Dublin, 2009. L’Irlande sombre dans la crise, Gina fait le point. Dans ce nouveau roman d’Anne Enright, il est question de liaisons extra-conjugales, de ruptures, de retrouvailles. L’Irlandaise gratte le vernis du couple, découvrant des abîmes d’incompréhension, des consensus mous, des accords négociés, des ratés impardonnables. Et en fait de valse, c’est une playlist complète qu’elle nous offre : dix-neuf (brefs) chapitres et autant de titres de chansons, Dylan, Elvis, Duke Ellington, Shirley Bassey, Ella Fitzgerald, Leonard Cohen, Les Supremes, on en passe… Autant d’airs pour approcher les états d’âme de Gina et s’immerger au fond d’un esprit tourmenté.
Il faut dire qu’Anne Enright joue une partition difficile : son histoire est bouclée à la fin du prologue. Il y a la narratrice, l’enfant, son père, un baiser annoncé comme « le premier évènement officiel de notre amour ». Ceci posé, le reste du roman consiste en une mise en place plus ou moins cohérente des souvenirs de Gina. C’est là que l’Irlandaise joue son tour de force, imposant une vie plus vraie que nature avec son lot de clichés, de méchanceté, d’égoïsme, d’ennui. Gina hésite. Elle réinvente. Elle se souvient comme n’importe qui se souvient, avec des éclipses, des rajouts, un rayon de soleil pour faire joli, ou plus romantique : « C’est là que je l’ai vu pour la première fois. Le destin n’y était pour rien, bien que je rajoute la lumière de l’été finissant et une belle vue ». Comme elle ne sait pas trop où elle en est, son histoire a une tendance hystérique, façon femme au bord de la crise de nerfs. « Je ne sais pas pourquoi je devrais m’inquiéter de ses infidélités envers Aileen, surtout quand on pense que j’étais l’une d’entre elles. Je m’en fiche. Il m’aime à présent. Ou il m’aime aussi. Ou. Je l’aime. Et c’est bien là tout ce que nous pouvons savoir, tous autant que nous sommes ».
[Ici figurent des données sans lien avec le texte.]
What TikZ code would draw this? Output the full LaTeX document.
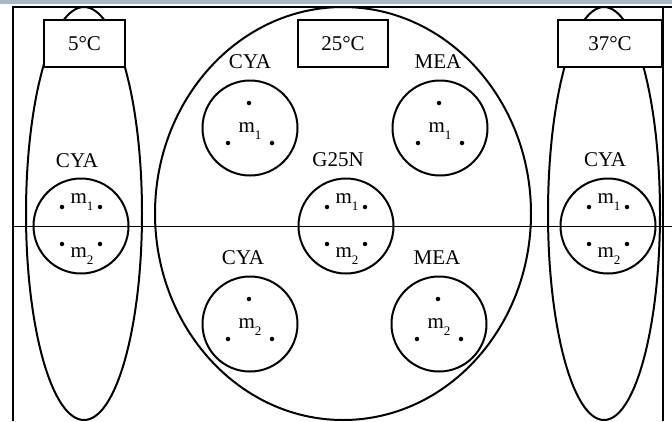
\documentclass[tikz,border=0pt]{standalone}
\usepackage{fontspec}
\setmainfont{Liberation Serif}
\usepackage{xcolor}
\usepackage{tikz}
\usetikzlibrary{shapes.geometric, positioning}
\definecolor{barBlue}{RGB}{168, 184, 200}
\newcommand{\msub}[1]{m\raisebox{-7pt}{\fontsize{13}{13}\selectfont #1}}

\begin{document}
\begin{tikzpicture}[x=1pt, y=-1pt, every node/.style={font=\fontsize{21}{25}\selectfont},
    tempbox/.style={draw, fill=white, line width=2pt, inner sep=0pt},
    plate/.style={draw, ellipse, line width=2pt, inner sep=0pt},
    dish/.style={draw, circle, line width=2pt, minimum size=95, inner sep=0pt},
    spot/.style={circle, fill, inner sep=0pt, minimum size=4.5},
    mlbl/.style={anchor=base, inner sep=0pt}]
    \useasboundingbox (0,0) rectangle (672,421);
    % Top bar and frame
    \fill[barBlue] (0,0) rectangle (672,3.5);
    \draw[line width=2.6pt] (13,421) -- (13,7) -- (672,7);
    \draw[line width=2.6pt] (663,7) -- (663,421);
    % Incubation plates
    \node[plate, minimum width=116, minimum height=413] (cold) at (84,213.5) {};
    \node[plate, minimum width=376, minimum height=413] (room) at (343,213.5) {};
    \node[plate, minimum width=112, minimum height=413] (warm) at (604,213.5) {};
    % Temperature boxes
    \node[tempbox, minimum width=81, minimum height=47] (coldT) at (84.5,43.5) {5°C};
    \node[tempbox, minimum width=90, minimum height=47] (roomT) at (343,43.5) {25°C};
    \node[tempbox, minimum width=104, minimum height=47] (warmT) at (610,43.5) {37°C};
    % Dishes
    \node[dish] (cya5) at (81,226) {};
    \node[dish] (cyaA) at (250,128) {};
    \node[dish] (meaA) at (440,128) {};
    \node[dish] (gn) at (346,226) {};
    \node[dish] (cyaB) at (250,324) {};
    \node[dish] (meaB) at (439,324) {};
    \node[dish] (cya37) at (608,226) {};
    % Medium labels
    \node (cya5L) at (77,161) {CYA};
    \node (cyaAL) at (250,62) {CYA};
    \node (meaAL) at (438,62) {MEA};
    \node (gnL) at (338,160) {G25N};
    \node (cyaBL) at (243,258) {CYA};
    \node (meaBL) at (437,258) {MEA};
    \node (cya37L) at (605,160) {CYA};
    % Split line
    \coordinate (splitL) at (13,226);
    \coordinate (splitR) at (672,226);
    \draw[line width=0.8pt] (splitL) -- (splitR);
    % Dishes with both strains
    \foreach \d in {cya5, gn, cya37} {
        \node[spot] (\d-a) at ([shift={(-19,-19)}]\d) {};
        \node[spot] (\d-b) at ([shift={(19,-19)}]\d) {};
        \node[spot] (\d-c) at ([shift={(-19,18)}]\d) {};
        \node[spot] (\d-d) at ([shift={(19,18)}]\d) {};
        \node[mlbl] (\d-m1) at ([shift={(1,-23)}]\d) {\msub{1}};
        \node[mlbl] (\d-m2) at ([shift={(1,31)}]\d) {\msub{2}};
    }
    % Dishes with one strain
    \foreach \d/\s in {cyaA/1, meaA/1, cyaB/2, meaB/2} {
        \node[spot] (\d-a) at ([shift={(-1,-25)}]\d) {};
        \node[spot] (\d-b) at ([shift={(-22,15)}]\d) {};
        \node[spot] (\d-c) at ([shift={(22,15)}]\d) {};
        \node[mlbl] (\d-m) at ([shift={(0,4)}]\d) {\msub{\s}};
    }
\end{tikzpicture}
\end{document}
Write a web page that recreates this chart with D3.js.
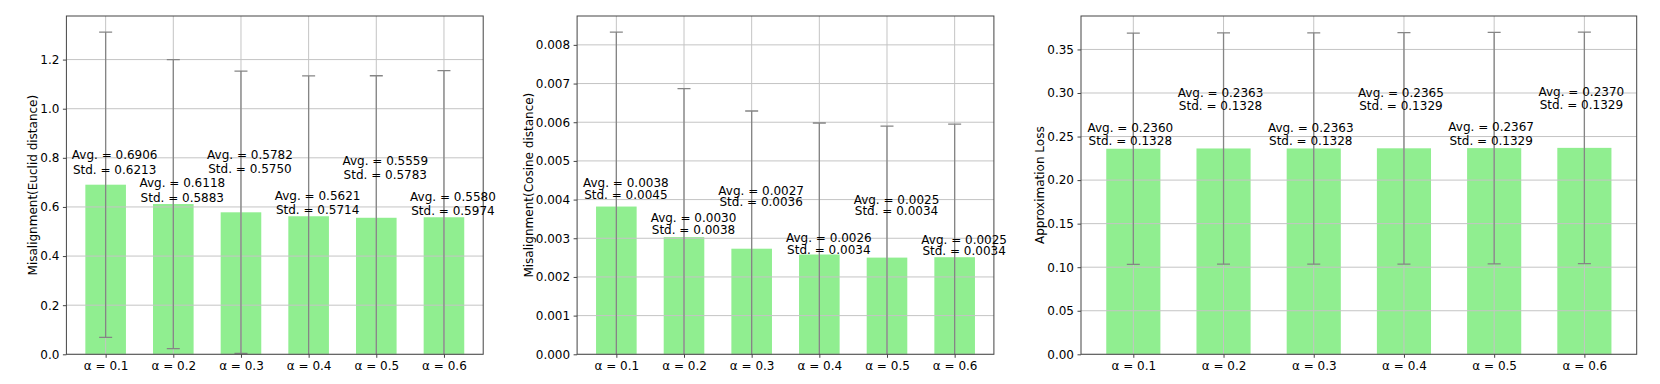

Il y a une gamine bizarre parce qu’épileptique, l’ex-femme dépressive renommée « épouse zombie », un mari adorable, une soeur donneuse de leçons, et beaucoup de mal-être. Enright s’attache à des détails futiles, des descriptifs vestimentaires, des analyses d’intérieurs façon mode et décoration. Gina se laisse porter, grinçante, égocentrique. Plus on avance dans ses souvenirs, moins on comprend ce qui l’a conduit où elle en est. Elle-même d’ailleurs ne semble pas avoir décidé grand-chose. Son récit se fait bruit de fond, toile sonore babillante, drôle parce qu’amère, incroyablement quelconque, n’importe qui, tout le monde. On pardonne volontiers à Enright les longueurs de la deuxième partie du roman, tant son écriture reste réactive, pointue, drôle. Pas facile, de transposer sur papier une vie banale. Gina serait une bonne copine, il faudrait lui dire qu’elle fait beaucoup de bruit pour pas grand-chose ; mais elle est personnage de fiction : on la suit jusqu’au bout, pour une conclusion, sans (grande) surprise. Après l’aventure, place au « couple barbant ». Bon courage.